You have probably heard the terms ENM or non-monogamous relationships. It seems to have taken over the dating world with dating apps such as Tinder including it as an optional
relationship dynamic. But what exactly IS ENM?
ENM - or ethical non-monogamy, is used interchangeably with CNM - consensual non-
monogamy. It is an umbrella term that encompasses a number of different relationship
dynamics, some with subtle nuances. Ethical non-monogamy is the act of partaking in non-
traditional relationship dynamic, with the full knowledge and consent of all parties.
While ENM may be used as a term to encompass many different relationship dynamics, it is
important to note the difference between the dynamics, and the subtle nuances that make them different.
Polyamory - this is a relationship dynamic where members will have multiple and simultaneous romantic/sexual relationships with the full knowledge and consent of all parties.
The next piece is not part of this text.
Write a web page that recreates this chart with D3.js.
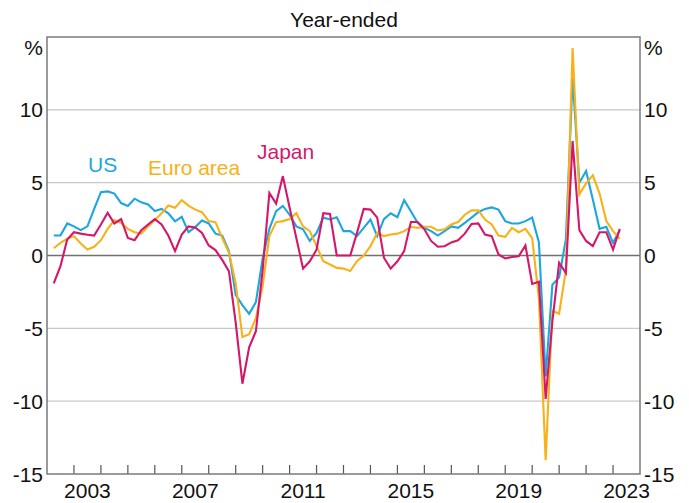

This can look like a married couple having separate relationships outside of the marriage. These other members may interact with their “metas” (their partner’s partner) known as Kitchen Table Poly, or they may chose to avoid contact with their metas. This is known as Parallel Poly. In the middle is Garden Party Poly, where members of the polycule will interact only during special events, such as birthdays, grad parties etc.
Open Relationship/Marriage- this is a common form of ethical non-monogamy and is often
confused with polyamory. Within open relationships, members will partake in a sexual
relationship with another individual, outside of the marriage/primary relationship. This may be an ongoing connection, or a short-term connection. The difference here is that the romantic/emotional aspect of the relationship is often ignored or avoided.
Swinging/Progressive Swinging - Swinging is defined as sexual relationships with another
couple. This is different from an open relationship, as the couple will swing with another
individual, or couple, with the boundary being that both members of a couple are to be present during this time. Progressive Swinging is a newer term that is closely related to polyamory. Progressive swingers look to have an emotional relationship, but not a romantic relationship with whom they engage.
As the differences can be subtle, it is not uncommon to find some overlap in certain
relationships. Progressive swinging can easily border on polyamory. To avoid confusion, and
prevent the crossing of boundaries, it is imperative that:
1. The individuals within the relationship(s) know what they want to get out of the relationship, and
2. That those expectations, boundaries, and desires are clearly communicated to all parties within the relationship.